SCMP Friday, August 18, 2000

Hope fades for submarine crew


Rescue efforts on Friday to find any survivors on a shattered submarine looked increasingly hopeless after Russian officials said the crew probably had no time to escape a ''catastrophe that developed at lightning speed''.

The pessimistic assessments came after a film of the crippled Kursk showed massive damage reaching from the bow to the conning tower, which was much more extensive than earlier thought.

Navy officials said there was no sign of life on Friday among the 118 men aboard the wreck of the nuclear submarine trapped 108m below the surface of the Barents Sea.

Deputy Prime Minister Ilya Klebanov, the head of a government commission that reviewed the rescue effort on Thursday, said there was a ''terrifying hole'' on the starboard side of the submarine.

''A rather big part of the crew was in the part of the boat that was hit by the catastrophe that developed at lightning speed,'' Mr Klebanov said in Murmansk, home of the Russian Northern Fleet.

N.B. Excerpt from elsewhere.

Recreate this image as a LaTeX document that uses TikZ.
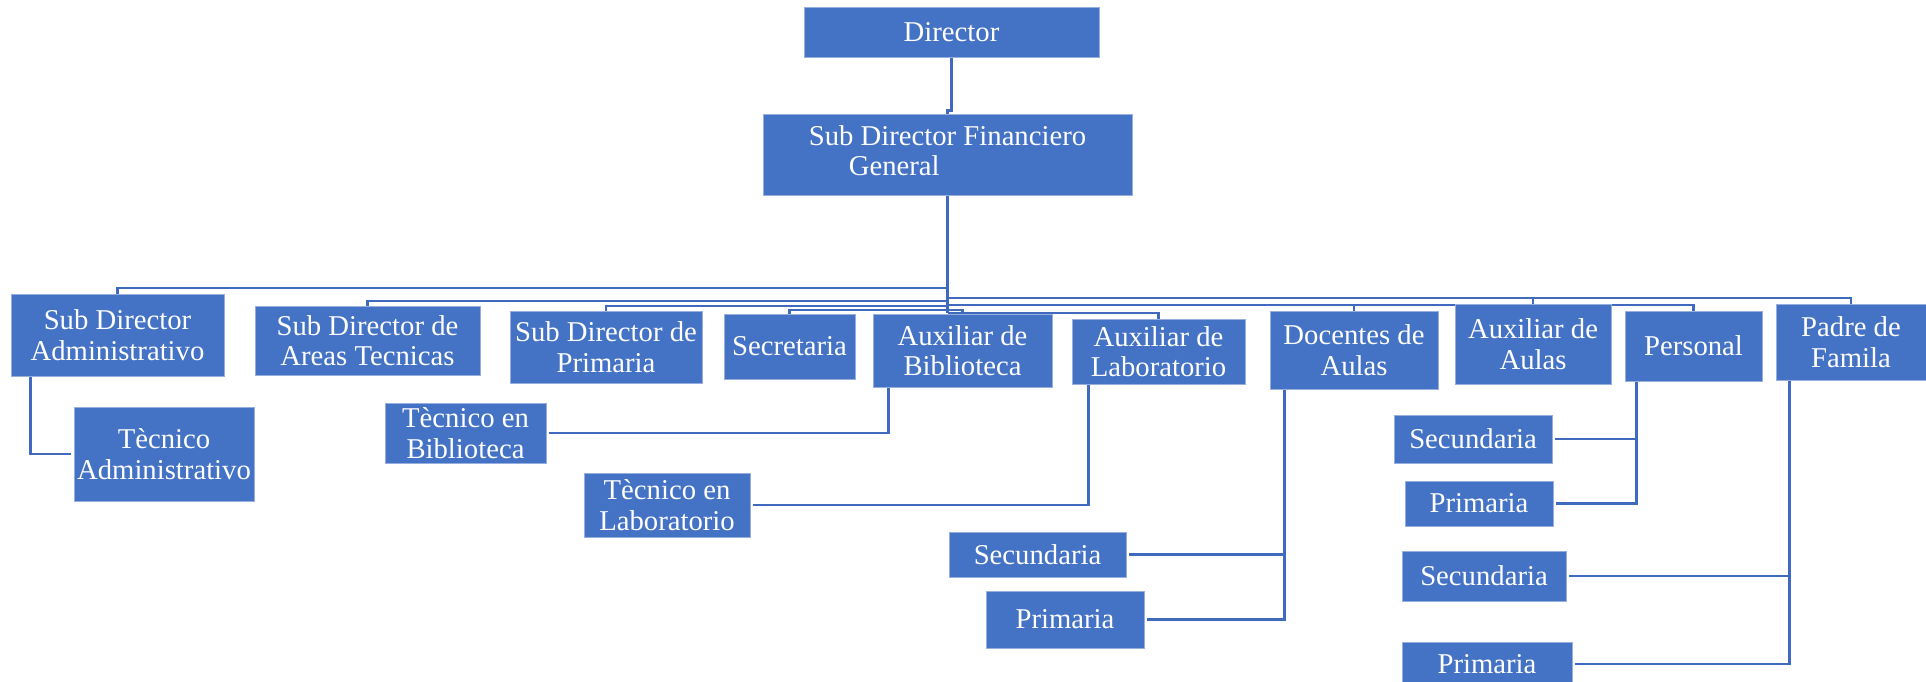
\documentclass[tikz,border=0pt]{standalone}
\usepackage{fontspec}
\setmainfont{Liberation Serif}
\definecolor{boxblue}{RGB}{68,114,196}
\definecolor{boxedge}{RGB}{150,175,222}
\definecolor{linkblue}{RGB}{64,106,190}
\pgfdeclarelayer{background}
\pgfsetlayers{background,main}
\begin{document}
\begin{tikzpicture}[x=0.5pt,y=-0.5pt,
  orgbox/.style={rectangle, fill=boxblue, draw=boxedge, line width=0.4pt,
    inner sep=0pt, text=white, align=center,
    font=\fontsize{14.35}{15.3}\selectfont},
  size/.style 2 args={minimum width=#1*0.5pt, minimum height=#2*0.5pt},
  conn/.style={draw=linkblue, line width=1.35pt}]
\useasboundingbox (0,0) rectangle (1926,681);
\clip (0,0) rectangle (1926,681);

% top of the chart
\node[orgbox, size={295}{50}] (dir) at (951.5,32) {Director};
\node[orgbox, size={369}{81}] (gen) at (947.5,154.5)
  {\begin{tabular}{@{}l@{}}Sub Director Financiero\\\hspace*{20pt}General\end{tabular}};

% second level
\node[orgbox, size={213}{82}] (sda)   at (117.5,335)   {Sub Director\\Administrativo};
\node[orgbox, size={225}{69}] (sdat)  at (367.5,340.5) {Sub Director de\\Areas Tecnicas};
\node[orgbox, size={192}{72}] (sdp)   at (606,347)     {Sub Director de\\Primaria};
\node[orgbox, size={131}{65}] (secr)  at (789.5,346.5) {Secretaria};
\node[orgbox, size={179}{73}] (bib)   at (962.5,350.5) {Auxiliar de\\Biblioteca};
\node[orgbox, size={173}{65}] (lab)   at (1158.5,351.5){Auxiliar de\\Laboratorio};
\node[orgbox, size={168}{78}] (doc)   at (1354,350)    {Docentes de\\Aulas};
\node[orgbox, size={156}{80}] (aula)  at (1533,344)    {Auxiliar de\\Aulas};
\node[orgbox, size={137}{70}] (pers)  at (1693.5,346)  {Personal};
\node[orgbox, size={150}{76}] (padre) at (1851,342)    {Padre de\\Famila};

% third level
\node[orgbox, size={180}{94}] (ta)   at (164,454)      {Tècnico\\Administrativo};
\node[orgbox, size={161}{60}] (tb)   at (465.5,433)    {Tècnico en\\Biblioteca};
\node[orgbox, size={166}{64}] (tl)   at (667,505)      {Tècnico en\\Laboratorio};
\node[orgbox, size={177}{45}] (dsec) at (1037.5,554.5) {Secundaria};
\node[orgbox, size={158}{57}] (dpri) at (1065,619.5)   {Primaria};
\node[orgbox, size={158}{48}] (psec) at (1473,439)     {Secundaria};
\node[orgbox, size={148}{45}] (ppri) at (1479,503.5)   {Primaria};
\node[orgbox, size={164}{50}] (fsec) at (1484,576)     {Secundaria};
\node[orgbox, size={170}{44}] (fpri) at (1487,664)     {Primaria};

% connectors, kept behind the boxes
\begin{pgfonlayer}{background}
\draw[conn] (dir.south) -- ++(0,53) -| (gen.north);
\draw[conn] (gen.south) -- ++(0,118);
\draw[conn] (gen.south |- 0,288) -| (sda.north);
\draw[conn] (gen.south |- 0,301) -| (sdat.north);
\draw[conn] (gen.south |- 0,306) -| (sdp.north);
\draw[conn] (gen.south |- 0,310) -| (secr.north);
\draw[conn] (gen.south |- 0,310) -| (bib.north);
\draw[conn] (gen.south |- 0,313) -| (lab.north);
\draw[conn] (gen.south |- 0,305) -| (doc.north);
\draw[conn] (gen.south |- 0,298) -| (aula.north);
\draw[conn] (gen.south |- 0,305) -| (pers.north);
\draw[conn] (gen.south |- 0,298) -| (padre.north);

\draw[conn] ([xshift=10pt]sda.south west) |- ([xshift=-1.5pt]ta.west);
\draw[conn] ([xshift=8pt]bib.south west) |- ([xshift=1.5pt]tb.east);
\draw[conn] ([xshift=8.5pt]lab.south west) |- ([xshift=1.5pt]tl.east);
\draw[conn] ([xshift=7.5pt]doc.south west) |- ([xshift=1.5pt]dsec.east);
\draw[conn] ([xshift=7.5pt]doc.south west) |- ([xshift=1.5pt]dpri.east);
\draw[conn] ([xshift=6pt]pers.south west) |- ([xshift=1.5pt]psec.east);
\draw[conn] ([xshift=6pt]pers.south west) |- ([xshift=1.5pt]ppri.east);
\draw[conn] ([xshift=7pt]padre.south west) |- ([xshift=1.5pt]fsec.east);
\draw[conn] ([xshift=7pt]padre.south west) |- ([xshift=1.5pt]fpri.east);
\end{pgfonlayer}
\end{tikzpicture}
\end{document}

''There have been no sounds for quite a long time'' from within the Kursk, he added.

Both Mr Klebanov and the Navy commander, Admiral Vladimir Kuroyedov, have said that any survivors were expected to run out of oxygen on Friday, but other high-ranking naval officers have given them much longer. On Thursday, Mr Klebanov declined to say how much air could remain.

Meanwhile, oceanologist Alexander Podrazhansky, a veteran underwater craft pilot, said survivors could be poisoned by excessive carbonic acid in the air - which causes hallucinations and mental disorders - and experience a nervous breakdown after spending days in darkness, the ITAR-Tass news agency reported.